President Donald Trump has called on the Federal Reserve to cut interest rates following a massive drop in the stock market last week.

During a news conference at the White House, Trump urged the Federal Reserve to take the lead as the concerns among investors grow due to the coronavirus outbreak.

“Out Fed should start being a leader,” Trump said. “We should have the lowest interest rates. We don’t have the lowest interest rates. Our Fed rate is higher. You look at Germany, you look at Japan, you look at other countries: many of them have negative rates and we are not put in that position because of our Fed.”

On Friday, Federal Reserve Chairman Jerome Powell suggested that the central bank is considering the option to lower interest rates, depending on the situation in the market.

“The fundamentals of the U.S. economy remain strong,” Powell said in a statement, according to International Business Times.

“However, the coronavirus poses evolving risks to economic activity. The Federal Reserve is closely monitoring developments and their implications for the economic outlook. We will use our tools and act as appropriate to support the economy.”

Apart from cutting interest rates, the Trump administration is also considering tax cuts to stimulate economic growth, which is expected to slow down this year due to the coronavirus.

At least 83,000 people have been infected by the coronavirus, but only around 62 cases are in the U.S. Last week, the World Health Organization upgraded the risk of the outbreak to “very high.”

The Dow Jones Industrial Average lost 3,583 points and 12.4 percent in the sell off last week, while the Nasdaq went down by 1,009 points and 10.5 percent. The S&P 500 fell 384 points and 11.5 percent.

Wall Street firms are now trying to come up with contingency plans in the event of an outbreak in the U.S. On March 7, the New York Stock Exchange will begin testing its electronic trading systems “as if the 11 Wall Street trading floors were unavailable.”

On Thursday, JPMorgan told employees in a letter that international travel will be restricted to essential trips only. It also asked employees who have been to high-risk regions to self-quarantine for two weeks.
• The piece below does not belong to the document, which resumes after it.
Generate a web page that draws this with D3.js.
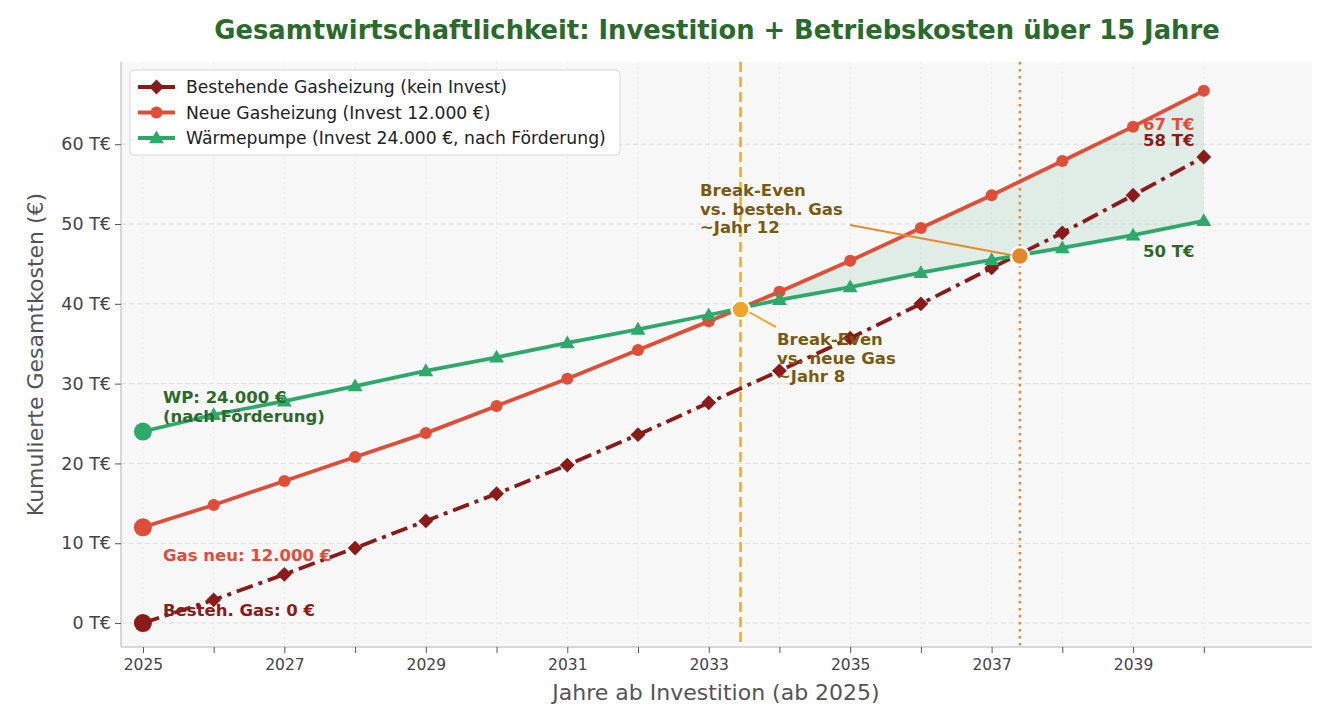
<!DOCTYPE html>
<html>
  <head>
    <meta charset="utf-8">
    <title>Gesamtwirtschaftlichkeit</title>
    <script src="https://d3js.org/d3.v7.min.js"></script>
    <style>
      body { margin: 0; background: #fff; font-family: "DejaVu Sans", sans-serif; }
    </style>
  </head>
  <body>
    <div id="graph"></div>
  </body>

  <script>
    // Data (values in T€)
    const years = [2025, 2026, 2027, 2028, 2029, 2030, 2031, 2032, 2033, 2034, 2035, 2036, 2037, 2038, 2039, 2040];
    const gas_old = [0, 2.9, 6.1, 9.4, 12.8, 16.2, 19.8, 23.6, 27.6, 31.6, 35.7, 40.0, 44.5, 48.9, 53.6, 58.4];
    const gas_new = [12, 14.8, 17.8, 20.8, 23.8, 27.2, 30.6, 34.2, 37.8, 41.5, 45.4, 49.5, 53.6, 57.9, 62.2, 66.7];
    const heat_pump = [24, 26.1, 27.8, 29.7, 31.6, 33.3, 35.1, 36.8, 38.6, 40.5, 42.1, 43.9, 45.5, 47.0, 48.6, 50.4];
    const break_even = [{year: 2033.45, value: 39.3}, {year: 2037.4, value: 46.0}];
    const y_ticks = [0, 10, 20, 30, 40, 50, 60];
    const x_labels = [2025, 2027, 2029, 2031, 2033, 2035, 2037, 2039];
    const series_names = [
      "Bestehende Gasheizung (kein Invest)",
      "Neue Gasheizung (Invest 12.000 €)",
      "Wärmepumpe (Invest 24.000 €, nach Förderung)"
    ];

    const width = 1326;
    const height = 712;
    const margin = ({top: 62, right: 14, bottom: 65, left: 121});

    const c_old = "#8b1a1a";
    const c_new = "#e04e39";
    const c_wp = "#2ea86b";
    const c_text_green = "#2b6a2b";
    const c_brown = "#7a5a10";
    const note_size = "16.5px";

    let svg = d3.select("#graph").append("svg")
      .attr("width", width)
      .attr("height", height)
      .style("font-family", "'DejaVu Sans', sans-serif");

    let x = d3.scaleLinear()
      .domain([2024.69, 2041.53])
      .range([margin.left, width - margin.right]);
    let y = d3.scaleLinear()
      .domain([-3.0, 70.3])
      .range([height - margin.bottom, margin.top]);

    // plot background
    svg.append("rect")
      .attr("x", margin.left).attr("y", margin.top)
      .attr("width", width - margin.left - margin.right)
      .attr("height", height - margin.top - margin.bottom)
      .attr("fill", "#f8f8f8");

    // grid
    svg.append("g").selectAll("line").data(y_ticks).enter().append("line")
      .attr("x1", margin.left).attr("x2", width - margin.right)
      .attr("y1", d => y(d)).attr("y2", d => y(d))
      .attr("stroke", "#dedede").attr("stroke-width", 1).attr("stroke-dasharray", "5,3");
    svg.append("g").selectAll("line").data(years).enter().append("line")
      .attr("x1", d => x(d)).attr("x2", d => x(d))
      .attr("y1", margin.top).attr("y2", height - margin.bottom)
      .attr("stroke", "#ececec").attr("stroke-width", 1).attr("stroke-dasharray", "2,3");

    // axes
    let x_axis = d3.axisBottom(x).tickValues(years)
      .tickSize(6).tickPadding(6)
      .tickFormat(d => x_labels.includes(d) ? d : "");
    let gx = svg.append("g")
      .attr("transform", `translate(0, ${height - margin.bottom})`)
      .call(x_axis);
    let y_axis = d3.axisLeft(y).tickValues(y_ticks)
      .tickSize(6).tickPadding(4)
      .tickFormat(d => d + " T€");
    let gy = svg.append("g")
      .attr("transform", `translate(${margin.left}, 0)`)
      .call(y_axis);
    [gx, gy].forEach(g => {
      g.select(".domain").attr("stroke", "#cccccc").attr("stroke-width", 1.5);
      g.selectAll(".tick line").attr("stroke", "#555");
      g.selectAll(".tick text").attr("fill", "#444")
        .style("font-family", "'DejaVu Sans', sans-serif");
    });
    gx.selectAll(".tick text").style("font-size", "15.5px");
    gy.selectAll(".tick text").style("font-size", "17.5px");
    gx.select(".domain").attr("d", `M${margin.left},0H${width - margin.right}`);
    gy.select(".domain").attr("d", `M0,${margin.top}V${height - margin.bottom}`);

    // axis titles
    svg.append("text")
      .attr("x", 716)
      .attr("y", 700)
      .attr("text-anchor", "middle")
      .attr("fill", "#555").style("font-size", "22px")
      .text("Jahre ab Investition (ab 2025)");
    svg.append("text")
      .attr("transform", `translate(43, ${(margin.top + height - margin.bottom) / 2}) rotate(-90)`)
      .attr("text-anchor", "middle")
      .attr("fill", "#555").style("font-size", "22px")
      .text("Kumulierte Gesamtkosten (€)");

    // title
    svg.append("text")
      .attr("x", 717).attr("y", 39)
      .attr("text-anchor", "middle")
      .attr("fill", c_text_green)
      .style("font-size", "25.8px").style("font-weight", "bold")
      .text("Gesamtwirtschaftlichkeit: Investition + Betriebskosten über 15 Jahre");

    // shaded area between new gas and heat pump where gas is more expensive
    let fill_pts = [];
    for (let i = 0; i < years.length; i++) {
      const d_now = gas_new[i] - heat_pump[i];
      if (i > 0) {
        const d_prev = gas_new[i - 1] - heat_pump[i - 1];
        if (d_prev <= 0 && d_now > 0) {
          const t = -d_prev / (d_now - d_prev);
          const yr = years[i - 1] + t;
          const v = heat_pump[i - 1] + t * (heat_pump[i] - heat_pump[i - 1]);
          fill_pts.push({year: yr, top: v, bottom: v});
        }
      }
      if (d_now > 0) fill_pts.push({year: years[i], top: gas_new[i], bottom: heat_pump[i]});
    }
    svg.append("path")
      .datum(fill_pts)
      .attr("fill", "#2ea86b").attr("fill-opacity", 0.12)
      .attr("d", d3.area().x(d => x(d.year)).y0(d => y(d.bottom)).y1(d => y(d.top)));

    // break-even vertical lines
    svg.append("line")
      .attr("x1", x(break_even[0].year)).attr("x2", x(break_even[0].year))
      .attr("y1", margin.top).attr("y2", height - margin.bottom)
      .attr("stroke", "#f0aa2c").attr("stroke-width", 2.5).attr("stroke-dasharray", "10,5");
    svg.append("line")
      .attr("x1", x(break_even[1].year)).attr("x2", x(break_even[1].year))
      .attr("y1", margin.top).attr("y2", height - margin.bottom)
      .attr("stroke", "#e08a34").attr("stroke-width", 2.5).attr("stroke-dasharray", "2.5,4.5");

    const line = d3.line().x((d, i) => x(years[i])).y(d => y(d));

    // existing gas heating
    svg.append("path").datum(gas_old)
      .attr("fill", "none").attr("stroke", c_old).attr("stroke-width", 3.8)
      .attr("stroke-dasharray", "17,6,4,6")
      .attr("d", line);
    svg.append("g").selectAll("path").data(gas_old.slice(1)).enter().append("path")
      .attr("transform", (d, i) => `translate(${x(years[i + 1])}, ${y(d)})`)
      .attr("d", d3.symbol(d3.symbolDiamond2, 140))
      .attr("fill", c_old);

    // new gas heating
    svg.append("path").datum(gas_new)
      .attr("fill", "none").attr("stroke", c_new).attr("stroke-width", 3.8)
      .attr("d", line);
    svg.append("g").selectAll("circle").data(gas_new.slice(1)).enter().append("circle")
      .attr("cx", (d, i) => x(years[i + 1])).attr("cy", d => y(d))
      .attr("r", 6).attr("fill", c_new);

    // heat pump
    svg.append("path").datum(heat_pump)
      .attr("fill", "none").attr("stroke", c_wp).attr("stroke-width", 3.8)
      .attr("d", line);
    svg.append("g").selectAll("path").data(heat_pump.slice(1)).enter().append("path")
      .attr("transform", (d, i) => `translate(${x(years[i + 1])}, ${y(d) + 1})`)
      .attr("d", d3.symbol(d3.symbolTriangle, 95))
      .attr("fill", c_wp);

    // start points
    [[gas_old[0], c_old], [gas_new[0], c_new], [heat_pump[0], c_wp]].forEach(p => {
      svg.append("circle")
        .attr("cx", x(years[0])).attr("cy", y(p[0]))
        .attr("r", 9).attr("fill", p[1]);
    });

    // break-even points
    svg.append("circle")
      .attr("cx", x(break_even[0].year)).attr("cy", y(break_even[0].value))
      .attr("r", 9).attr("fill", "#f0a52c").attr("stroke", "#fff").attr("stroke-width", 2.5);
    svg.append("circle")
      .attr("cx", x(break_even[1].year)).attr("cy", y(break_even[1].value))
      .attr("r", 9).attr("fill", "#e4872a").attr("stroke", "#fff").attr("stroke-width", 2.5);

    // annotation arrows
    svg.append("line")
      .attr("x1", 850).attr("y1", 225)
      .attr("x2", x(break_even[1].year) - 9).attr("y2", y(break_even[1].value) - 1)
      .attr("stroke", "#e8892a").attr("stroke-width", 2);
    svg.append("line")
      .attr("x1", 776).attr("y1", 327)
      .attr("x2", x(break_even[0].year) + 9).attr("y2", y(break_even[0].value) + 3)
      .attr("stroke", "#f0aa2c").attr("stroke-width", 2);

    function multiline(x0, y0, lines, color, dy) {
      let t = svg.append("text")
        .attr("x", x0).attr("y", y0)
        .attr("fill", color)
        .style("font-size", note_size).style("font-weight", "bold");
      lines.forEach((s, i) => {
        t.append("tspan").attr("x", x0).attr("dy", i === 0 ? 0 : dy).text(s);
      });
    }

    multiline(700, 196, ["Break-Even", "vs. besteh. Gas", "~Jahr 12"], c_brown, 18.5);
    multiline(777, 345, ["Break-Even", "vs. neue Gas", "~Jahr 8"], c_brown, 18.5);
    multiline(163, 403, ["WP: 24.000 €", "(nach Förderung)"], c_text_green, 18.5);
    multiline(163, 561, ["Gas neu: 12.000 €"], c_new, 0);
    multiline(163, 616, ["Besteh. Gas: 0 €"], c_old, 0);

    // end value labels
    multiline(1143, 130, [Math.round(gas_new[15]) + " T€"], c_new, 0);
    multiline(1143, 146, [Math.round(gas_old[15]) + " T€"], c_old, 0);
    multiline(1143, 257, [Math.round(heat_pump[15]) + " T€"], c_text_green, 0);

    // legend
    let legend = svg.append("g").attr("transform", "translate(130, 70)");
    legend.append("rect")
      .attr("width", 490).attr("height", 85).attr("rx", 4)
      .attr("fill", "#fff").attr("fill-opacity", 0.9)
      .attr("stroke", "#d8d8d8");
    const legend_colors = [c_old, c_new, c_wp];
    series_names.forEach((name, i) => {
      const ly = 17 + i * 25.5;
      let g = legend.append("g").attr("transform", `translate(0, ${ly})`);
      g.append("line")
        .attr("x1", 8).attr("x2", 45).attr("y1", 0).attr("y2", 0)
        .attr("stroke", legend_colors[i]).attr("stroke-width", 3.8);
      if (i === 0) {
        g.append("path").attr("transform", "translate(26.5, 0)")
          .attr("d", d3.symbol(d3.symbolDiamond2, 140)).attr("fill", c_old);
      } else if (i === 1) {
        g.append("circle").attr("cx", 26.5).attr("cy", 0).attr("r", 6).attr("fill", c_new);
      } else {
        g.append("path").attr("transform", "translate(26.5, 1)")
          .attr("d", d3.symbol(d3.symbolTriangle, 95)).attr("fill", c_wp);
      }
      g.append("text")
        .attr("x", 56).attr("y", 6)
        .attr("fill", "#222").style("font-size", "17.2px")
        .text(name);
    });
  </script>
</html>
Some traders believe that the reaction to the outbreak was overblown and others have expressed some optimism for the economy. “I don’t think this is going to send the U.S. economy into a recession,” UBS financial adviser Rich Leone told Neil Cavuto today on FOX Business.

“I think it’s more likely than not the bull market continues, the economic expansion continues despite the short term volatility we’re seeing as a result of the coronavirus fears.”

Meanwhile, a former Federal Reserve insider has predicted that the world’s big central banks could slash rates soon in an attempt to stop the global stock market freefall.

Bill Nelson, chief economist at the Bank Policy Institute, predicted that a coordinated global interest rate cut could happen on Wednesday.

In his blog titled “Don’t keep your powder dry,” Nelson said that the rate cut would occur just before the U.S. stock market opens that day. He said he believes that tha rate cut would be at least half a percentage point.

Nelson, however, emphasized that there is a possiblity that his predictions won’t happen. “If markets are calm Monday and Tuesday, I’m not sure what will happen.”

In a related post, Nelson suggested that the Fed could also slash some regulations and requirements on U.S. banks to keep credit from freezing.